We get back to Kono, Adam, and Gabriel, who’s beating Adam to a pulp. Gabriel wants Adam to transfer all the moola from his family’s Yakuza business to him, but Adam needs that money to buy his way out of the mob. It’s getting brutal, and what’s worse, Gabriel has invited another guy to the party. He’s wearing a white mask and carrying a briefcase. I think it’s a Japanese-style assassin’s mask, and it looks darn ghostly.

Back to the fellas and that painting. Jerry figures it’s a treasure map of some sort. He thinks the pirates were unable to get off the island and had to hide the treasure, so they tore a hole in the painting to indicate their hiding spot, way, way up in the jungle. Whether pirates really were that good at surveying is another question, but anyhow, the team is off to the mountains, where they find a body in a cave, but no treasure.

The body is the historian, but it turns out he died accidentally, not from being tortured by the thief and his faux hostage, Ms. Patterson. So while a few questions have been answered, the whole thing has been a bit of a wild goose chase. Eventually, the team traces the pair to a boat. They raid the vessel, but they don’t find the couple, only the painting, which has been busted out of its frame.

Things are getting really dicey for Kono and Adam. The masked guy has pulled out one of Kono’s teeth—will we see that lovely smile again?—and is about to rip out another, so Adam relents. He can’t just give Gabriel the account number, though. The transaction has to be performed in person, by Adam, at the bank.

The fellas, meanwhile, are trying to figure out what the real deal is with the painting. Jerry comes to the rescue again, noticing that the frame of the painting actually indicates another location of the treasure. It’s also revealed that the Evil Ms. Patterson is none other than the granddaughter of Mr. Washburn, the pirate, who worked for awhile at Bishop Museum before being dismissed for some as-yet unspecified reason.

So the team heads off to the new site. Kono, meanwhile, is left only with the white-masked torturer while Gabriel and Adam go to the bank. Since this is Hawaii, the white-masked torturer is out on the lanai enjoying the view of the beach, oblivious to the fact that the beaches are public in Hawaii, and that folks often walk along the beach behind houses and might be suspicious at the sight of a guy in a white mask and a black, blood-spattered suit. After all, it’s hot wearing black.

He also has conveniently left a scalpel within Kono’s reach, and quick as a whippet, it’s in his throat, and she roars off in a Ferrari to the bank, thinking it’s faster than a phone call. By the time she arrives, though, Adam has withdrawn his money. There’s a shootout at the bank, and Adam gets shot, so Kono has to pause to check him out and Gabriel gets away.

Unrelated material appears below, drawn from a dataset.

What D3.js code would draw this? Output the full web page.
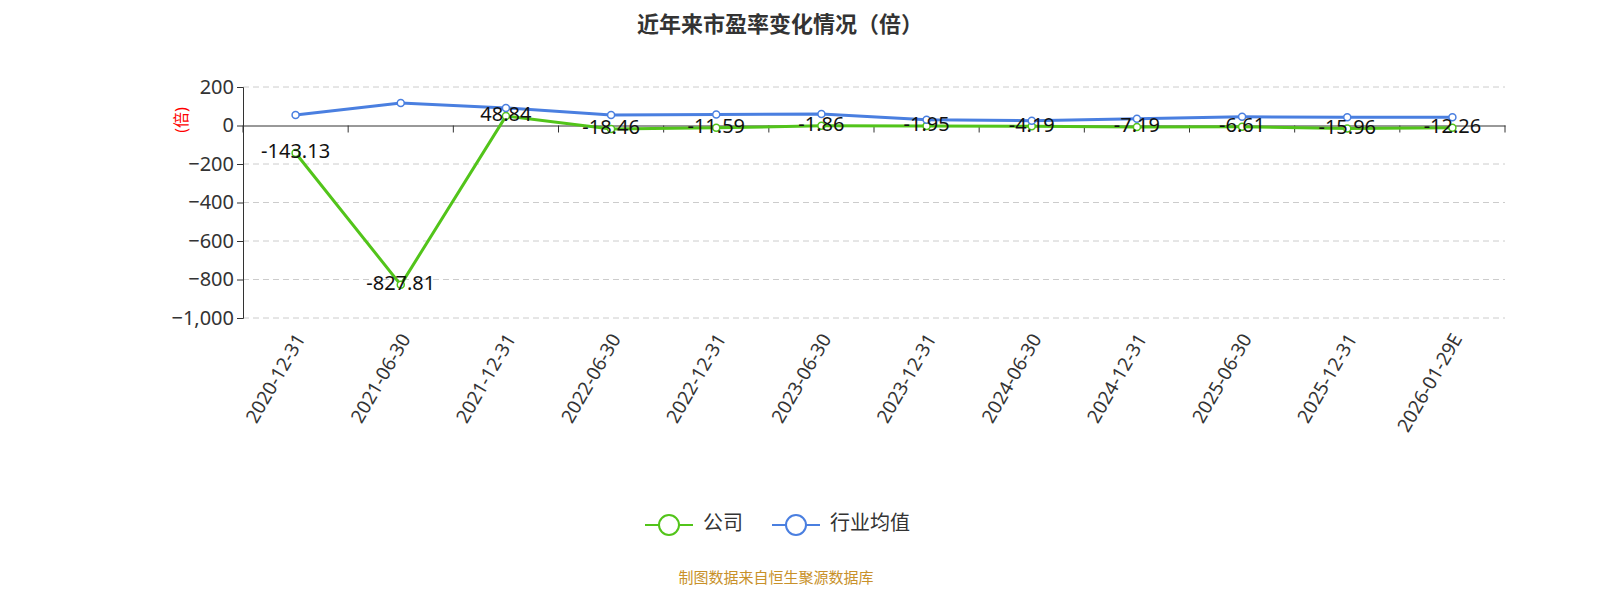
<!DOCTYPE html>
<html>
<head>
<meta charset="utf-8">
<script src="https://cdn.jsdelivr.net/npm/d3@7/dist/d3.min.js"></script>
<style>
  body { margin: 0; background: #fff; font-family: "Noto Sans", "Noto Sans CJK SC", sans-serif; }
</style>
</head>
<body>
<svg id="chart" width="1600" height="600"></svg>
<script>
var categories = ["2020-12-31", "2021-06-30", "2021-12-31", "2022-06-30", "2022-12-31", "2023-06-30",
    "2023-12-31", "2024-06-30", "2024-12-31", "2025-06-30", "2025-12-31", "2026-01-29E"];
var companyValues = [-143.13, -827.81, 48.84, -18.46, -11.59, -1.86, -1.95, -4.19, -7.19, -6.61, -15.96, -12.26];
var industryValues = [55, 117, 91, 55, 57, 60, 30, 25, 35, 45, 43, 43];
var yTicks = [200, 0, -200, -400, -600, -800, -1000];

var svg = d3.select("#chart");
var plotLeft = 243, plotRight = 1505, plotTop = 87, plotBottom = 318;

var x = d3.scaleBand().domain(categories).range([plotLeft, plotRight]);
var y = d3.scaleLinear().domain([-1000, 200]).range([plotBottom, plotTop]);

// title
svg.append("text").attr("x", 780).attr("y", 32).attr("text-anchor", "middle")
    .attr("font-size", 22).attr("font-weight", "bold").attr("fill", "#333")
    .text("近年来市盈率变化情况（倍）");

// grid
svg.append("g").selectAll("line").data(yTicks.filter(d => d !== 0)).join("line")
    .attr("x1", plotLeft).attr("x2", plotRight).attr("y1", d => y(d)).attr("y2", d => y(d))
    .attr("stroke", "#ccc").attr("stroke-dasharray", "6,4");

// y axis
var yAxis = svg.append("g").attr("transform", "translate(" + plotLeft + ",0)")
    .call(d3.axisLeft(y).tickValues(yTicks).tickSize(6).tickFormat(d3.format(",")));
yAxis.selectAll("text").attr("font-size", 20).attr("fill", "#333").attr("font-family", "Noto Sans");
yAxis.selectAll("line, path").attr("stroke", "#333");

svg.append("text").attr("transform", "translate(183,120) rotate(-90)").attr("text-anchor", "middle")
    .attr("dominant-baseline", "middle").attr("font-size", 16).attr("fill", "red").text("(倍)");

// x axis at zero
var xAxis = svg.append("g").attr("transform", "translate(0," + y(0) + ")")
    .call(d3.axisBottom(x).tickSize(0).tickFormat(""));
xAxis.select("path").attr("stroke", "#333");
xAxis.selectAll(".bt").data(categories.concat(["end"])).join("line")
    .attr("x1", (d, i) => plotLeft + i * x.bandwidth()).attr("x2", (d, i) => plotLeft + i * x.bandwidth())
    .attr("y1", 0).attr("y2", 7).attr("stroke", "#333");

// x labels
svg.append("g").selectAll("text").data(categories).join("text")
    .attr("transform", d => "translate(" + (x(d) + x.bandwidth() / 2 + 6) + "," + (plotBottom + 18) + ") rotate(-60)")
    .attr("text-anchor", "end").attr("dominant-baseline", "middle")
    .attr("font-size", 19).attr("fill", "#333").text(d => d);

var cx = d => x(d) + x.bandwidth() / 2;
var line = d3.line().x(d => cx(d[0])).y(d => y(d[1]));

function drawSeries(vals, color) {
    var data = categories.map((c, i) => [c, vals[i]]);
    svg.append("path").datum(data).attr("d", line).attr("fill", "none")
        .attr("stroke", color).attr("stroke-width", 3);
    svg.append("g").selectAll("circle").data(data).join("circle")
        .attr("cx", d => cx(d[0])).attr("cy", d => y(d[1])).attr("r", 3.5)
        .attr("fill", "#fff").attr("stroke", color).attr("stroke-width", 1.5);
}
drawSeries(companyValues, "#52c41a");
drawSeries(industryValues, "#4a7fe0");

// company labels
svg.append("g").selectAll("text").data(companyValues).join("text")
    .attr("x", (d, i) => cx(categories[i])).attr("y", d => y(d))
    .attr("text-anchor", "middle").attr("dominant-baseline", "middle")
    .attr("font-size", 20).attr("fill", "#111").text(d => d);

// legend
var legend = [["公司", "#52c41a", 645], ["行业均值", "#4a7fe0", 772]];
legend.forEach(l => {
    var g = svg.append("g").attr("transform", "translate(" + l[2] + ",525)");
    g.append("line").attr("x1", 0).attr("x2", 48).attr("stroke", l[1]).attr("stroke-width", 2);
    g.append("circle").attr("cx", 24).attr("r", 10).attr("fill", "#fff").attr("stroke", l[1]).attr("stroke-width", 2);
    g.append("text").attr("x", 58).attr("dominant-baseline", "middle").attr("font-size", 20)
        .attr("fill", "#333").text(l[0]);
});

svg.append("text").attr("x", 776).attr("y", 583).attr("text-anchor", "middle")
    .attr("font-size", 15).attr("fill", "#c8912a").text("制图数据来自恒生聚源数据库");
</script>
</body>
</html>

The guys, by this time, have gone to the new treasure location, now the site of a house. There’s more hostages, but all comes out well, with Steve taking out the Evil Ms. Patterson. A treasure chest is there too, but it contains just a few pieces of silverware and other knicknacks.

It turns out Washburn was fired for stealing the items from Bishop Museum. He’d lied about being a pirate and being part of the raid back in 1884, if it even happened. Aaargh.

The episode ends with the team at the hospital, waiting for the outcome of Adam’s surgery. It’s a desperate situation, especially since Adam and Kono no longer have the money to pay off the Yakuza. Unlike the ending of many "Five-0" episodes, it’s no day at the beach.

And that major spoiler? Here it is, I’m giving you plenty of opportunities to turn your eyes away. This is your last chance:

Steve’s going to ask Catherine to marry him. That’s what he told Danny in the car.